> Goal
Output the full listing below exactly, without the pictures.
# # # # #
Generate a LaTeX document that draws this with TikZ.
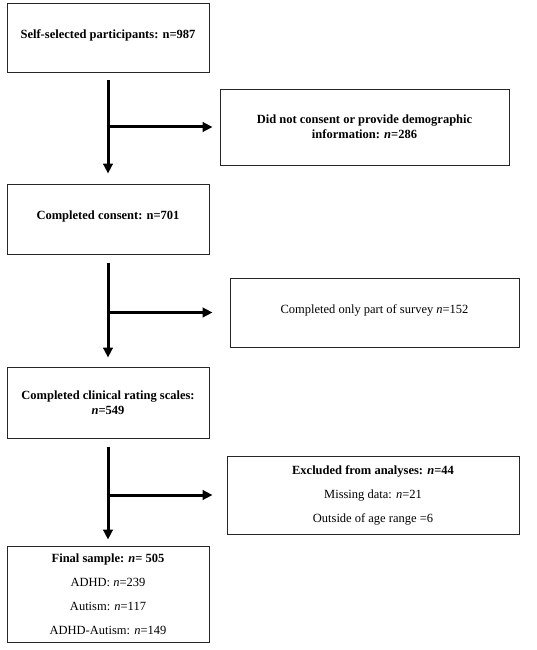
\documentclass[tikz,border=0pt]{standalone}
\usepackage{fontspec}
\setmainfont{Liberation Serif}
\usetikzlibrary{arrows.meta}
\begin{document}
\begin{tikzpicture}[x=1pt,y=1pt,
  box/.style={draw=black!85,line width=0.9pt,inner sep=0pt,align=center,anchor=center,
    font=\fontsize{12.5}{15.5}\selectfont},
  wide/.style={font=\fontsize{12.5}{24}\selectfont},
  arr/.style={line width=3pt,-{Triangle[length=10pt,width=9.5pt]}}]
\useasboundingbox (0,0) rectangle (536,-650);
\node[box,minimum width=202pt,minimum height=69pt,text depth=7pt] (b1) at (108,-37.5) {\textbf{Self-selected participants: n=987}};
\node[box,minimum width=289pt,minimum height=76pt] (b2) at (364.5,-127) {\textbf{Did not consent or provide demographic}\\\textbf{information: \textit{n}=286}};
\node[box,minimum width=202pt,minimum height=70pt,text depth=7pt] (b3) at (108,-219) {\textbf{Completed consent: n=701}};
\node[box,minimum width=289pt,minimum height=69pt,text depth=6pt] (b4) at (374.5,-312.5) {Completed only part of survey \textit{n}=152};
\node[box,minimum width=202pt,minimum height=71pt] (b5) at (108,-402.5) {\textbf{Completed clinical rating scales:}\\\textbf{\textit{n}=549}};
\node[box,wide,minimum width=292pt,minimum height=78pt] (b6) at (373,-495) {\textbf{Excluded from analyses: \textit{n}=44}\\Missing data: \textit{n}=21\\Outside of age range =6};
\node[box,wide,minimum width=202pt,minimum height=96pt] (b7) at (108,-594) {\textbf{Final sample: \textit{n}= 505}\\ADHD: \textit{n}=239\\Autism: \textit{n}=117\\ADHD-Autism: \textit{n}=149};
\draw[arr] ([yshift=-8pt]b1.south) -- ([yshift=10pt]b3.north);
\draw[arr] ([xshift=-1.5pt]b1.south |- b2.west) -- ([xshift=-7pt]b2.west);
\draw[arr] ([yshift=-9pt]b3.south) -- ([yshift=9pt]b5.north);
\draw[arr] ([xshift=-1.5pt]b3.south |- b4.west) -- ([xshift=-17pt]b4.west);
\draw[arr] ([yshift=-9pt]b5.south) -- ([yshift=6pt]b7.north);
\draw[arr] ([xshift=-1.5pt]b5.south |- b6.west) -- ([xshift=-14pt]b6.west);
\end{tikzpicture}
\end{document}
# # # # #
> Exercise solution
Generate a LaTeX document that draws this with TikZ.
\documentclass[tikz,border=0pt]{standalone}
\usepackage{fontspec}
\setmainfont{Liberation Serif}
\usetikzlibrary{arrows.meta}
\begin{document}
\begin{tikzpicture}[x=1pt,y=1pt,
  box/.style={draw=black!85,line width=0.9pt,inner sep=0pt,align=center,anchor=center,
    font=\fontsize{12.5}{15.5}\selectfont},
  wide/.style={font=\fontsize{12.5}{24}\selectfont},
  arr/.style={line width=3pt,-{Triangle[length=10pt,width=9.5pt]}}]
\useasboundingbox (0,0) rectangle (536,-650);
\node[box,minimum width=202pt,minimum height=69pt,text depth=7pt] (b1) at (108,-37.5) {\textbf{Self-selected participants: n=987}};
\node[box,minimum width=289pt,minimum height=76pt] (b2) at (364.5,-127) {\textbf{Did not consent or provide demographic}\\\textbf{information: \textit{n}=286}};
\node[box,minimum width=202pt,minimum height=70pt,text depth=7pt] (b3) at (108,-219) {\textbf{Completed consent: n=701}};
\node[box,minimum width=289pt,minimum height=69pt,text depth=6pt] (b4) at (374.5,-312.5) {Completed only part of survey \textit{n}=152};
\node[box,minimum width=202pt,minimum height=71pt] (b5) at (108,-402.5) {\textbf{Completed clinical rating scales:}\\\textbf{\textit{n}=549}};
\node[box,wide,minimum width=292pt,minimum height=78pt] (b6) at (373,-495) {\textbf{Excluded from analyses: \textit{n}=44}\\Missing data: \textit{n}=21\\Outside of age range =6};
\node[box,wide,minimum width=202pt,minimum height=96pt] (b7) at (108,-594) {\textbf{Final sample: \textit{n}= 505}\\ADHD: \textit{n}=239\\Autism: \textit{n}=117\\ADHD-Autism: \textit{n}=149};
\draw[arr] ([yshift=-8pt]b1.south) -- ([yshift=10pt]b3.north);
\draw[arr] ([xshift=-1.5pt]b1.south |- b2.west) -- ([xshift=-7pt]b2.west);
\draw[arr] ([yshift=-9pt]b3.south) -- ([yshift=9pt]b5.north);
\draw[arr] ([xshift=-1.5pt]b3.south |- b4.west) -- ([xshift=-17pt]b4.west);
\draw[arr] ([yshift=-9pt]b5.south) -- ([yshift=6pt]b7.north);
\draw[arr] ([xshift=-1.5pt]b5.south |- b6.west) -- ([xshift=-14pt]b6.west);
\end{tikzpicture}
\end{document}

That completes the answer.